There has never been greater emphasis on the role of healthcare technology or the air we breathe: Throughout the COVID-19 pandemic, countries have turned to technology to help them manage this public health crisis. Meanwhile research continues to uncover links between Coronavirus severity, virus transmission, and air pollution exposure.
Online Clinic Visits Become the Norm
Pre-COVID, reports suggest that less than 10% of patients utilized telehealth solutions online or via apps, but within weeks of the pandemic’s start, digital-first strategies started to be implemented on a worldwide scale. From remote monitoring to diagnosis, many telehealth platforms began encouraging patients to engage in various healthcare provisions without any physical interaction with their primary caregiver. Reports state that 2020 saw an increase of 57% in telehealth solutions usage by patients, with an estimated 20% of all checkups and doctor’s appointments taking place via telemedicine.
Welcome, Artificial Intelligence
Before the start of the Covid-19 pandemic, there had been research into different AI implementations for healthcare use. But with the onset of this global crisis, we saw not only a strong course-shift towards AI but more extrapolations and deployments of AI technology in the healthcare world.
AI was used to track news reports and social media, and to predict Covid-19 outbreak spread utilizing aggregated data, as well as state-sponsored contract tracing apps like the ones used in places like Rhode Island, North Dakota, and Virginia.
In efforts to reduce numbers in walk-in clinics and alleviate pressure on emergency care centers, healthcare apps expanded algorithms to offer symptom-checks for Covid-19. Major companies like Google and Apple even joined forces with the CDC to offer a free Covid-19 Screening Tool to their users.
Utilizing deep learning neural networks to study Covid-19 diagnostic data such as chest X-rays and research papers, allowed AI programs to learn how to distinguish Covid from other infections. By as early as March 2020, a Chinese research team was able to use deep learning models to study chest CT scans and distinguish Covid-19 from various forms of pneumonia with similar symptoms.
And of course, one of the most prominent uses of AI in the Covid-19 era involved the race to develop a vaccine. Neural networks were used for computational analysis of the virus and as screening tools for repurposed drugs and new chemicals that can be used in clinical trials. In addition, Autoencoder networks were used in the drug design stage to decode new protein molecules.

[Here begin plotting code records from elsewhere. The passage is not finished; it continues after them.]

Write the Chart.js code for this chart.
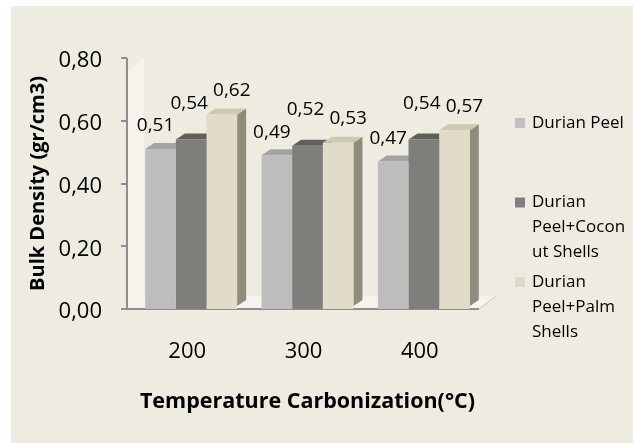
<!DOCTYPE html>
<html>
<head>
<meta charset="utf-8">
<script src="https://cdn.jsdelivr.net/npm/chart.js@4.4.1/dist/chart.umd.min.js"></script>
<style>
  html, body { margin: 0; padding: 0; background: #ffffff; }
  #wrap { position: relative; width: 633px; height: 443px; }
</style>
</head>
<body>
<div id="wrap"><canvas id="densityChart" width="633" height="443"></canvas></div>
<script>
// Data
const temperatures = ['200', '300', '400'];
const durianPeel = [0.51, 0.49, 0.47];
const peelCoconut = [0.54, 0.52, 0.54];
const peelPalm = [0.62, 0.53, 0.57];
const seriesNames = ['Durian Peel', 'Durian Peel+Coconut Shells', 'Durian Peel+Palm Shells'];
const legendLines = [['Durian Peel'], ['Durian', 'Peel+Cocon', 'ut Shells'], ['Durian', 'Peel+Palm', 'Shells']];
const yTicks = [0, 0.2, 0.4, 0.6, 0.8];

const FONT = "'Open Sans', 'Noto Sans', sans-serif";
const comma = v => v.toFixed(2).replace('.', ',');

// colours of the fake 3D faces, one entry per series
const faces = [
    { front: '#bdbdbd', top: '#a4a4a4', side: '#8f8f8f', legend: '#c0c0c0' },
    { front: '#7e7f7b', top: '#5f605c', side: '#54554f', legend: '#808080' },
    { front: '#e0dcc7', top: '#cdc9b2', side: '#8e8c7b', legend: '#dedac5' }
];
const depth = { dx: 9, dy: 6 };
const floorDepth = { dx: 17, dy: 13 };
// label offsets per series (Excel puts them a bit off-centre)
const labelShift = [{ dx: -5, dy: -23 }, { dx: -2, dy: -36 }, { dx: 10, dy: -24 }];

const backdrop = {
    id: 'backdrop',
    beforeDraw(chart) {
        const c = chart.ctx;
        c.save();
        c.fillStyle = '#ffffff';
        c.fillRect(0, 0, chart.width, chart.height);
        c.fillStyle = '#eeebe0';
        c.fillRect(11, 6, chart.width - 11, chart.height - 6);
        c.restore();
    }
};

const threeD = {
    id: 'threeD',
    beforeDatasetsDraw(chart) {
        const c = chart.ctx;
        const area = chart.chartArea;
        const yScale = chart.scales.y;
        const axisX = area.left - 6;
        const base = yScale.getPixelForValue(0);
        const top = yScale.getPixelForValue(0.8);
        c.save();

        // left wall
        c.fillStyle = 'rgba(255,255,255,0.4)';
        c.beginPath();
        c.moveTo(axisX, top + floorDepth.dy);
        c.lineTo(axisX + floorDepth.dx, top);
        c.lineTo(axisX + floorDepth.dx, base - floorDepth.dy);
        c.lineTo(axisX, base);
        c.closePath();
        c.fill();

        // floor
        c.fillStyle = '#f4f3ee';
        c.beginPath();
        c.moveTo(axisX, base);
        c.lineTo(area.right - 3, base);
        c.lineTo(area.right - 3 + floorDepth.dx, base - floorDepth.dy);
        c.lineTo(axisX + floorDepth.dx, base - floorDepth.dy);
        c.closePath();
        c.fill();
        c.strokeStyle = '#c9c8c0';
        c.lineWidth = 1;
        c.beginPath();
        c.moveTo(area.right - 3, base);
        c.lineTo(area.right - 3 + floorDepth.dx, base - floorDepth.dy);
        c.stroke();

        // y axis line and ticks
        c.strokeStyle = '#8e8e8e';
        c.lineWidth = 2;
        c.beginPath();
        c.moveTo(axisX, top);
        c.lineTo(axisX, base);
        c.lineTo(area.right - 3, base);
        yTicks.forEach(v => {
            const py = Math.round(yScale.getPixelForValue(v));
            c.moveTo(axisX - 6, py);
            c.lineTo(axisX, py);
        });
        c.stroke();

        // side and top faces, left to right
        const count = chart.data.labels.length;
        for (let i = 0; i < count; i++) {
            chart.data.datasets.forEach((ds, d) => {
                const bar = chart.getDatasetMeta(d).data[i];
                const p = bar.getProps(['x', 'y', 'base', 'width'], true);
                const l = p.x - p.width / 2, r = p.x + p.width / 2;
                c.fillStyle = faces[d].side;
                c.beginPath();
                c.moveTo(r, p.y);
                c.lineTo(r + depth.dx, p.y - depth.dy);
                c.lineTo(r + depth.dx, p.base - depth.dy - 3);
                c.lineTo(r, p.base - 3);
                c.closePath();
                c.fill();
                c.fillStyle = faces[d].top;
                c.beginPath();
                c.moveTo(l, p.y);
                c.lineTo(l + depth.dx, p.y - depth.dy);
                c.lineTo(r + depth.dx, p.y - depth.dy);
                c.lineTo(r, p.y);
                c.closePath();
                c.fill();
            });
        }
        c.restore();
    },
    afterDatasetsDraw(chart) {
        const c = chart.ctx;
        c.save();
        c.font = '19px ' + FONT;
        c.fillStyle = '#000000';
        c.textAlign = 'center';
        c.textBaseline = 'middle';
        chart.data.datasets.forEach((ds, d) => {
            chart.getDatasetMeta(d).data.forEach((bar, i) => {
                const p = bar.getProps(['x', 'y'], true);
                c.fillText(comma(ds.data[i]), p.x + labelShift[d].dx, p.y + labelShift[d].dy);
            });
        });
        c.restore();
    },
    afterDraw(chart) {
        // legend drawn by hand so lines wrap like the reference
        const c = chart.ctx;
        c.save();
        c.font = '17px ' + FONT;
        c.textBaseline = 'middle';
        c.textAlign = 'left';
        legendLines.forEach((lines, d) => {
            const y0 = 123 + d * 79.5;
            c.fillStyle = faces[d].legend;
            c.fillRect(515, y0 - 5, 10, 10);
            c.fillStyle = '#000000';
            lines.forEach((t, k) => c.fillText(t, 532, y0 + k * 25));
        });
        c.restore();
    }
};

const ctx = document.getElementById('densityChart').getContext('2d');
const densityChart = new Chart(ctx, {
    type: 'bar',
    data: {
        labels: temperatures,
        datasets: [
            { label: seriesNames[0], data: durianPeel, backgroundColor: faces[0].front },
            { label: seriesNames[1], data: peelCoconut, backgroundColor: faces[1].front },
            { label: seriesNames[2], data: peelPalm, backgroundColor: faces[2].front }
        ]
    },
    options: {
        responsive: false,
        animation: false,
        events: [],
        layout: { padding: { left: 0, top: 58, right: 151, bottom: 0 } },
        datasets: { bar: { barPercentage: 1, categoryPercentage: 0.79 } },
        plugins: { legend: { display: false }, tooltip: { enabled: false } },
        scales: {
            x: {
                grid: { display: false, drawTicks: false },
                border: { display: false },
                ticks: { color: '#000000', font: { family: FONT, size: 22 }, padding: 30, labelOffset: -4 },
                title: {
                    display: true,
                    text: 'Temperature Carbonization(°C)',
                    color: '#000000',
                    font: { family: FONT, size: 21.5, weight: 'bold' },
                    padding: { top: 0, bottom: 28 }
                },
                afterFit: s => { s.height = 134; }
            },
            y: {
                min: 0,
                max: 0.8,
                grid: { display: false, drawTicks: false },
                border: { display: false },
                afterBuildTicks: s => { s.ticks = yTicks.map(v => ({ value: v })); },
                ticks: {
                    color: '#000000',
                    font: { family: FONT, size: 22 },
                    padding: 31,
                    labelOffset: 3,
                    callback: v => comma(v)
                },
                title: {
                    display: true,
                    text: 'Bulk Density (gr/cm3)',
                    color: '#000000',
                    font: { family: FONT, size: 20, weight: 'bold' },
                    padding: { top: 26, bottom: 0 }
                },
                afterFit: s => { s.width = 133; }
            }
        }
    },
    plugins: [backdrop, threeD]
});
</script>
</body>
</html>
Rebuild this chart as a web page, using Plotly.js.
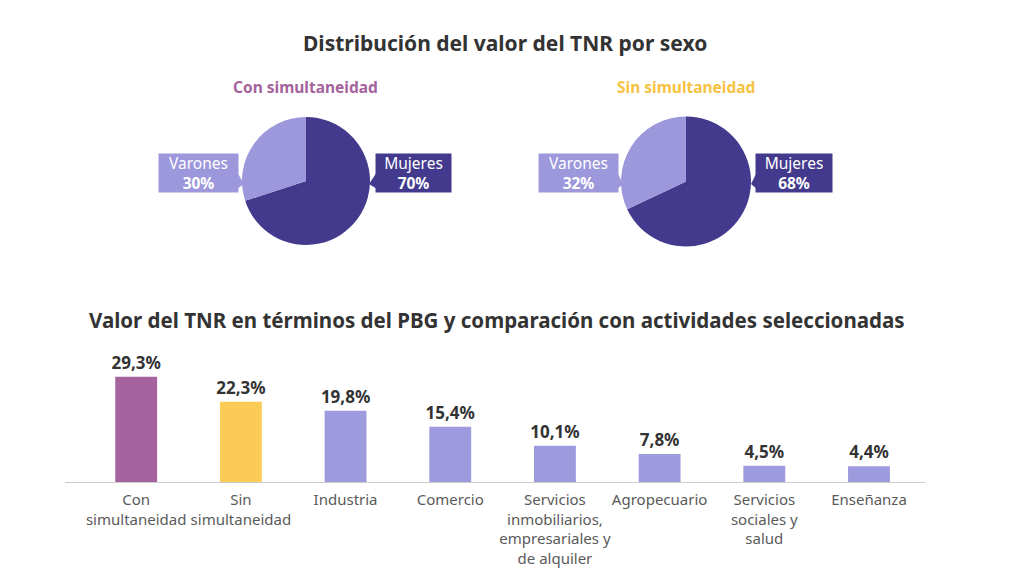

The Importance of Clinical Data & Remote Patient Monitoring
From planning for resources and hospital capacity to disease surveillance and vaccine research and trials, the Covid-19 pandemic has demonstrated how crucial it is to be able to share data quickly and across different platforms. Public policy decisions and health management relied on aggregated data to help determine social isolation rules, testing strategies, and government lockdowns. The pandemic necessitated the fast collection of patient data containing a variety of relevant information (prior conditions, test results, diagnostic imaging, etc). This real-time aggregation of healthcare information, shared quickly between multiple organizations, allowed policymakers, medical researchers, and various organizations to create actionable analytics designed to combat the spread of the virus.
Using data from self-reports, hospitalization cases, and retroactive GPS phone tracking, Covid-19 task teams around the world mapped out outbreak spreads and warned individuals who’d been in proximity with verified patients. Organizations like the Kroll Institute even offered public global Covid-19 heatmaps with updated local regulation changes.
These effective utilizations of data sharing and AI demonstrated the growing need to combine patient data with the latest healthcare technology to bolster the general public's health defence for the future.
The Air We Breathe Takes Center Stage
As a primarily respiratory-linked virus, the Covid-19 pandemic has also underlined the importance of breathing clean air. Harvard research uncovered links between long-term air pollution exposure and disease severity, and the World Health Organization has underlined the importance of natural ventilation for controlling the risk of spread of infections in health care.
In Germany, a new $488 million initiative was launched to carry out ventilation upgrades in public facilities and allow eligible sites to apply for CO2 sensor installation funding. This pursuit of cleaner air quality also led to global organizations like the Well Building Institute to develop new building health rating certification standards, focusing on air quality, ventilation features, and other health-conscious improvements..
Lockdowns also called public attention to air quality in a big way. As national closure protocols began in early 2020, smog-heavy places like Los Angeles, suddenly witnessed a brief change in their skies, thanks to a momentary respite from heavy vehicle traffic. Unfortunately, this only lasted for 21 days, the longest stretch of clear sky LA had experienced in the past four decades.
The temporary glimpse at clean air has ignited the world’s imagination - people now care about air quality more than ever, not only in their homes but in their workplaces and city streets.